The Dada exhibit runs through Sunday, May 14. If you're in the area and have a couple of hours on your hands, it's well worth the time. You'll appreciate the parallels between that era and the present one as you take a little trip back to a time when the naked ass of art still had the power to shock. Do yourself a favor, though, ride your bike there. Duchamp would approve.

"For us, art is not an end in itself...it is an opportunity for the true perception and criticism of the times we live in."

— Hugo Ball, German Dadaist, poet, and founder of Cabaret
Voltaire,
an "artist tavern" that opened in 1913 in Zurich

POSTSCRIPT 1: The Dada Student Guide—an otherwise interesting and informative introduction to Dada that's available for free inside the Gallery—begins its discussion with, "Like the edgiest rock and hip-hop, Dada was young, smart, crude, angry, and outrageous," curiously and unforgivably failing to note the more apt comparison to punk.

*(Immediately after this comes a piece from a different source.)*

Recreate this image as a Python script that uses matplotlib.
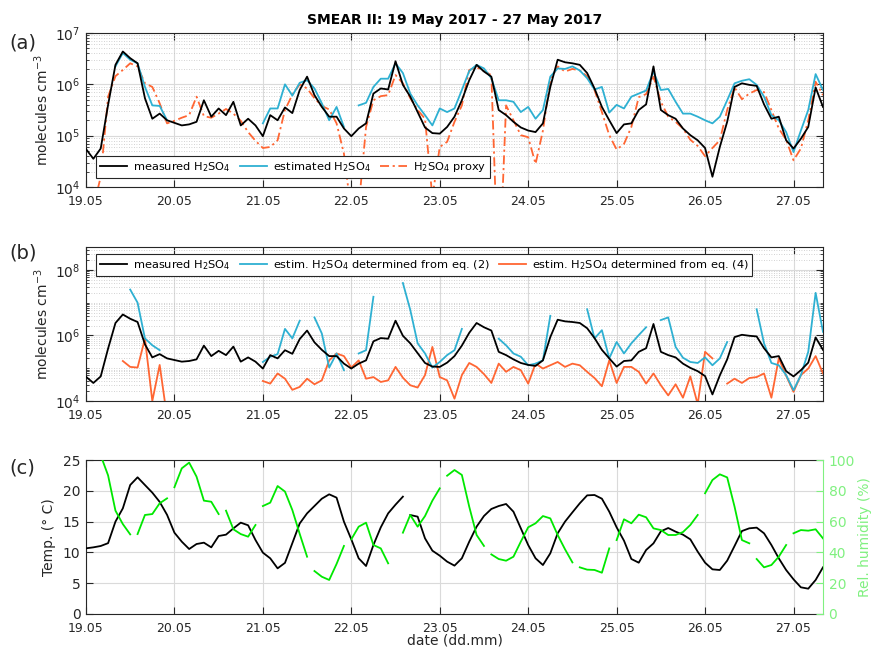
import numpy as np
import matplotlib
matplotlib.use("Agg")
import matplotlib.pyplot as plt
from matplotlib.ticker import FixedLocator, LogLocator, NullFormatter, MultipleLocator

nan = np.nan

# Sampling: every 2 hours from 19 May 00:00 (time expressed as day of May)
n_samples = 101
sample_hours = 2
days = 19 + np.arange(n_samples) * sample_hours / 24

day_ticks = [19, 20, 21, 22, 23, 24, 25, 26, 27]
day_labels = ["19.05", "20.05", "21.05", "22.05", "23.05", "24.05", "25.05", "26.05", "27.05"]

# log10 of H2SO4 concentration (molecules cm^-3)
measured_log = [
    4.74, 4.55, 4.75, 5.60, 6.38, 6.64, 6.51, 6.41, 5.73, 5.33,
    5.43, 5.30, 5.25, 5.20, 5.22, 5.27, 5.69, 5.37, 5.53, 5.40,
    5.66, 5.20, 5.33, 5.20, 4.99, 5.40, 5.30, 5.55, 5.44, 5.89,
    6.15, 5.79, 5.56, 5.37, 5.37, 5.14, 4.99, 5.14, 5.24, 5.82,
    5.92, 5.90, 6.45, 5.99, 5.76, 5.46, 5.16, 5.05, 5.04, 5.17,
    5.37, 5.69, 6.08, 6.38, 6.25, 6.15, 5.50, 5.40, 5.27, 5.16,
    5.10, 5.07, 5.24, 5.95, 6.48, 6.43, 6.41, 6.38, 6.22, 5.92,
    5.56, 5.30, 5.05, 5.22, 5.24, 5.50, 5.61, 6.35, 5.50, 5.40,
    5.33, 5.14, 5.01, 4.91, 4.76, 4.20, 4.78, 5.27, 5.95, 6.02,
    5.99, 5.97, 5.61, 5.33, 5.37, 4.91, 4.75, 4.94, 5.17, 5.94, 5.56,
]

estimated_log = [
    nan, nan, nan, nan, 6.35, 6.61, 6.48, 6.41, 5.95, 5.59,
    5.58, 5.30, nan, nan, nan, nan, nan, nan, nan, nan,
    nan, nan, nan, nan, 5.24, 5.53, 5.53, 6.00, 5.78, 6.03,
    6.08, 5.92, 5.63, 5.30, 5.56, 5.17, nan, 5.59, 5.64, 5.95,
    6.11, 6.11, 6.41, 6.22, 5.82, 5.59, 5.40, 5.20, 5.53, 5.46,
    5.53, 5.89, 6.26, 6.38, 6.31, 6.12, 5.69, 5.69, 5.66, 5.46,
    5.56, 5.33, 5.50, 6.15, 6.31, 6.30, 6.35, 6.27, 6.12, 5.90,
    5.95, 5.45, 5.60, 5.53, 5.76, 5.82, 5.88, 6.25, 5.89, 5.91,
    5.66, 5.43, 5.43, 5.37, 5.30, 5.24, 5.37, 5.69, 6.02, 6.07,
    6.10, 5.99, 5.76, 5.40, 5.30, 5.07, 4.68, 5.10, 5.50, 6.20, 5.89,
]

proxy_log = [
    nan, 3.60, 4.20, 5.76, 6.16, 6.28, 6.41, 6.35, 6.02, 5.95,
    5.63, 5.24, 5.29, 5.35, 5.40, 5.76, 5.38, 5.35, 5.43, 5.52,
    5.43, 5.29, 5.07, 4.90, 4.76, 4.78, 4.91, 5.50, 5.80, 6.00,
    5.92, 5.73, 5.58, 5.51, 5.24, 4.65, 3.50, 3.60, 5.17, 5.69,
    5.77, 5.79, 6.18, 6.02, 5.73, 5.50, 5.33, 3.80, 4.78, 4.88,
    5.27, 5.59, 6.28, 6.33, 6.26, 6.18, 2.00, 5.59, 5.30, 5.01,
    4.97, 4.45, 5.10, 6.08, 6.35, 6.25, 6.30, 6.27, 6.16, 5.89,
    5.46, 5.01, 4.73, 4.84, 5.17, 5.75, 5.81, 6.15, 5.66, 5.37,
    5.27, 5.14, 4.92, 4.80, 4.60, 4.76, 4.91, 5.50, 5.94, 5.71,
    5.82, 5.89, 5.85, 5.50, 5.14, 4.92, 4.52, 4.75, 5.30, 6.05, 5.79,
]

eq2_log = [
    nan, nan, nan, nan, nan, nan, 7.40, 7.00, 5.91, 5.70,
    5.55, nan, nan, nan, nan, nan, nan, nan, nan, nan,
    nan, nan, nan, nan, 5.19, 5.35, 5.43, 6.20, 5.91, 6.45,
    nan, 6.55, 6.06, 5.02, 5.45, 4.94, nan, 5.45, 5.55, 7.18,
    nan, nan, nan, 7.60, 6.78, 5.76, 5.45, 5.02, 5.19, 5.40,
    5.55, 6.20, nan, nan, nan, nan, 5.90, 5.70, 5.45, 5.35,
    5.09, 5.14, 5.24, 6.60, nan, nan, nan, nan, 6.80, 5.91,
    6.16, 5.30, 5.80, 5.45, 5.76, 6.01, 6.25, nan, 6.47, 6.55,
    5.65, 5.32, 5.19, 5.16, 5.33, 5.09, 5.30, 5.80, nan, nan,
    nan, 6.80, 5.76, 5.16, 5.09, 4.79, 4.33, 4.79, 5.50, 7.30, 6.11,
]

eq4_log = [
    nan, nan, nan, nan, nan, 5.22, 5.04, 5.02, 5.90, 4.00,
    5.10, 3.50, nan, nan, nan, nan, nan, nan, nan, nan,
    nan, nan, nan, nan, 4.61, 4.53, 4.84, 4.68, 4.34, 4.43,
    4.68, 4.51, 4.63, 5.24, 5.45, 5.37, 5.02, 5.24, 4.68, 4.73,
    4.58, 4.63, 5.04, 4.71, 4.48, 4.41, 4.79, 5.65, 4.73, 4.63,
    4.07, 4.79, 5.16, 5.04, 4.82, 4.55, 5.14, 4.89, 5.04, 4.94,
    4.53, 5.14, 4.99, 5.09, 5.19, 5.04, 5.14, 5.09, 4.89, 4.70,
    4.45, 5.24, 4.55, 5.04, 5.04, 4.89, 4.53, 4.84, 4.48, 4.17,
    4.51, 4.10, 4.75, 3.90, 5.50, 5.30, nan, 4.53, 4.68, 4.55,
    4.70, 4.73, 4.84, 4.10, 5.30, 4.77, 4.28, 4.79, 4.99, 5.37, 4.84,
]

# Air temperature (deg C) and relative humidity (%)
temperature = [
    10.66, 10.82, 11.04, 11.50, 15.00, 17.15, 20.94, 22.19, 20.94, 19.70,
    18.20, 16.10, 13.20, 11.74, 10.55, 11.36, 11.58, 10.82, 12.66, 12.88,
    13.90, 14.83, 14.40, 12.01, 9.96, 9.04, 7.41, 8.30, 11.50, 14.70,
    16.34, 17.53, 18.72, 19.43, 18.89, 14.99, 12.12, 9.04, 7.79, 11.20,
    14.07, 16.34, 17.75, 19.05, 16.07, 15.80, 12.28, 10.28, 9.47, 8.50,
    7.85, 9.04, 11.74, 14.18, 15.91, 17.05, 17.53, 17.86, 16.61, 13.91,
    11.20, 9.04, 7.95, 9.85, 13.10, 15.00, 16.50, 17.97, 19.26, 19.32,
    18.72, 16.61, 14.07, 11.90, 8.93, 8.33, 10.39, 11.47, 13.42, 13.96,
    13.37, 12.88, 12.12, 10.12, 8.33, 7.25, 7.14, 8.66, 11.04, 13.47,
    13.91, 14.02, 13.10, 11.20, 9.04, 7.14, 5.63, 4.33, 4.11, 5.52, 7.58,
]

rel_humidity = [
    nan, nan, 103.0, 90.0, 67.1, 58.4, 51.7, 51.9, 64.3, 64.9,
    71.9, 75.1, 82.3, 94.6, 98.3, 89.2, 73.6, 72.9, 64.9, 67.1,
    55.0, 51.9, 50.2, 57.8, 70.1, 72.3, 83.1, 79.5, 67.5, 52.0,
    37.2, 27.9, 24.2, 22.1, 32.5, 44.2, 48.5, 56.7, 59.3, 44.8,
    42.6, 32.9, 48.5, 52.8, 64.3, 56.7, 63.6, 73.6, 81.6, 89.8,
    93.5, 90.3, 69.7, 51.3, 44.2, 38.7, 35.7, 34.6, 37.2, 47.0,
    56.3, 58.9, 63.6, 62.1, 51.3, 42.0, 33.5, 30.3, 28.8, 28.6,
    26.8, 42.6, 48.0, 61.5, 58.9, 64.5, 62.8, 55.6, 54.5, 51.3,
    51.3, 53.2, 57.8, 64.3, 78.4, 87.0, 90.7, 88.7, 69.7, 48.0,
    45.9, 35.7, 30.3, 31.8, 37.2, 44.8, 52.4, 54.5, 54.1, 55.0, 49.1,
]

# Times (day of May) at which the records have missing samples
temperature_gaps = [22.61]
humidity_gaps = [19.54, 19.96, 20.55, 20.97, 21.55, 21.97, 22.47, 22.55,
                 23.01, 23.57, 24.54, 24.97, 25.97, 26.55, 26.97]


def with_gaps(t, values, gap_times):
    tt = np.concatenate([np.asarray(t, float), np.asarray(gap_times, float)])
    vv = np.concatenate([np.asarray(values, float), np.full(len(gap_times), np.nan)])
    order = np.argsort(tt, kind="stable")
    return tt[order], vv[order]


def conc(log_values):
    return 10.0 ** np.asarray(log_values, float)


plt.rcParams["font.family"] = ["DejaVu Sans"]
plt.rcParams["mathtext.default"] = "regular"

dark = "#262626"
c_meas = "black"
c_est = "#2eb0d2"
c_orange = "#ff6633"
c_rh = "#00e800"
c_rh_axis = "#80f080"

fig = plt.figure(figsize=(8.72, 6.5), dpi=100)
left, width, height = 0.0986, 0.8452, 0.2369
ax_a = fig.add_axes([left, 0.7123, width, height])
ax_b = fig.add_axes([left, 0.3831, width, height])
ax_c = fig.add_axes([left, 0.0554, width, height])


def style_axis(ax, log=True, right_ticks=True):
    ax.set_xlim(19, 19 + 100 * sample_hours / 24)
    ax.set_xticks(day_ticks)
    ax.set_xticklabels(day_labels)
    ax.tick_params(which="both", direction="in", top=True, right=right_ticks,
                   colors=dark, labelsize=9)
    ax.tick_params(axis="x", pad=6)
    ax.tick_params(axis="y", pad=4, labelsize=10)
    ax.tick_params(which="major", length=5, width=0.8)
    ax.tick_params(which="minor", length=2.5, width=0.6)
    for s in ax.spines.values():
        s.set_color(dark)
        s.set_linewidth(0.8)
    ax.grid(True, which="major", color="#dadada", linewidth=0.8, linestyle="-")
    if log:
        ax.grid(True, which="minor", axis="y", color="#c4c4c4", linewidth=0.6,
                linestyle=(0, (1, 2)))
    ax.set_axisbelow(True)


legend_kw = dict(fontsize=8.2, frameon=True, fancybox=False, framealpha=1,
                 edgecolor=dark, handlelength=2.4, columnspacing=0.8,
                 handletextpad=0.5, borderpad=0.35, borderaxespad=0, ncol=3)

# ---------------- (a) ----------------
ax_a.set_yscale("log")
ax_a.plot(days, conc(measured_log), color=c_meas, lw=1.3, label="measured H$_2$SO$_4$", zorder=4)
ax_a.plot(days, conc(estimated_log), color=c_est, lw=1.3, label="estimated H$_2$SO$_4$", zorder=3)
ax_a.plot(days, conc(proxy_log), color=c_orange, lw=1.3, linestyle=(0, (5, 2, 1.2, 2)),
          label="H$_2$SO$_4$ proxy", zorder=2)
ax_a.set_ylim(1e4, 1e7)
ax_a.yaxis.set_major_locator(FixedLocator([1e4, 1e5, 1e6, 1e7]))
ax_a.yaxis.set_minor_locator(LogLocator(base=10, subs=np.arange(2, 10), numticks=20))
ax_a.yaxis.set_minor_formatter(NullFormatter())
style_axis(ax_a)
ax_a.set_ylabel("molecules cm$^{-3}$", fontsize=10, color=dark, labelpad=3)
leg_a = ax_a.legend(loc="lower left", bbox_to_anchor=(0.0136, 0.058), **legend_kw)
leg_a.get_frame().set_linewidth(0.8)
leg_a.set_zorder(10)

# ---------------- (b) ----------------
ax_b.set_yscale("log")
ax_b.plot(days, conc(measured_log), color=c_meas, lw=1.3, label="measured H$_2$SO$_4$", zorder=4)
ax_b.plot(days, conc(eq2_log), color=c_est, lw=1.3,
          label="estim. H$_2$SO$_4$ determined from eq. (2)", zorder=3)
ax_b.plot(days, conc(eq4_log), color=c_orange, lw=1.3,
          label="estim. H$_2$SO$_4$ determined from eq. (4)", zorder=2)
ax_b.set_ylim(1e4, 5e8)
ax_b.yaxis.set_major_locator(FixedLocator([1e4, 1e6, 1e8]))
ax_b.yaxis.set_minor_locator(LogLocator(base=10, subs=np.arange(1, 10), numticks=30))
ax_b.yaxis.set_minor_formatter(NullFormatter())
style_axis(ax_b)
ax_b.set_ylabel("molecules cm$^{-3}$", fontsize=10, color=dark, labelpad=3)
leg_b = ax_b.legend(loc="upper left", bbox_to_anchor=(0.0136, 0.955), **legend_kw)
leg_b.get_frame().set_linewidth(0.8)
leg_b.set_zorder(10)

# ---------------- (c) ----------------
t_temp, v_temp = with_gaps(days, temperature, temperature_gaps)
t_rh, v_rh = with_gaps(days, rel_humidity, humidity_gaps)
ax_c.plot(t_temp, v_temp, color="black", lw=1.3, zorder=3)
ax_c.set_ylim(0, 25)
ax_c.yaxis.set_major_locator(MultipleLocator(5))
style_axis(ax_c, log=False, right_ticks=False)
ax_c.set_ylabel("Temp. (° C)", fontsize=10, color=dark, labelpad=5)
ax_c.set_xlabel("date (dd.mm)", fontsize=10, color=dark, labelpad=-1)
ax_c.spines["right"].set_visible(False)

ax_rh = ax_c.twinx()
ax_rh.plot(t_rh, v_rh, color=c_rh, lw=1.3, zorder=3)
ax_rh.set_ylim(0, 100)
ax_rh.yaxis.set_major_locator(MultipleLocator(20))
ax_rh.tick_params(axis="y", direction="in", colors=c_rh_axis, labelsize=10,
                  length=5, width=0.8, pad=4)
for name, s in ax_rh.spines.items():
    s.set_visible(name == "right")
ax_rh.spines["right"].set_color(c_rh_axis)
ax_rh.spines["right"].set_linewidth(0.8)
ax_rh.set_ylabel("Rel. humidity (%)", fontsize=10, color=c_rh_axis, labelpad=2)

# ---------------- labels ----------------
fig.text(0.5212, 1 - 20 / 650, "SMEAR II: 19 May 2017 - 27 May 2017",
         ha="center", va="center", fontsize=10, fontweight="bold", color="black")
for lab, y in (("(a)", 43), ("(b)", 253), ("(c)", 468)):
    fig.text(0.026, 1 - y / 650, lab, ha="center", va="center", fontsize=14, color=dark)

fig.savefig("out.png", dpi=100)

Oh well.

POSTSCRIPT 2: It occurs to me that for a federally funded institution like the National Gallery of Art to feel comfortable displaying nihilistic and (some may say) subversive statements, like those from Francis Picabia that appear on the "Nothing" banner in the pic somewhere above, surely means that the powers that be feel no threat from the threadbare ghosts of Dada. I'm grateful that the works are on display, but at the same time I think that a society's willingness to embrace counterculture like a mischievous little stepchild (think "Lust for Life" as the soundtrack for those Royal Carribean Cruise Line commercials) does not bode well for the transformational power of art.

1 comment:

gmr2048 said...

Fight the power! I just recently read something bashing the "no photography allowed" rules in museums. I wish I could remember what/where it was, cuz I seem to recall it was a decent story.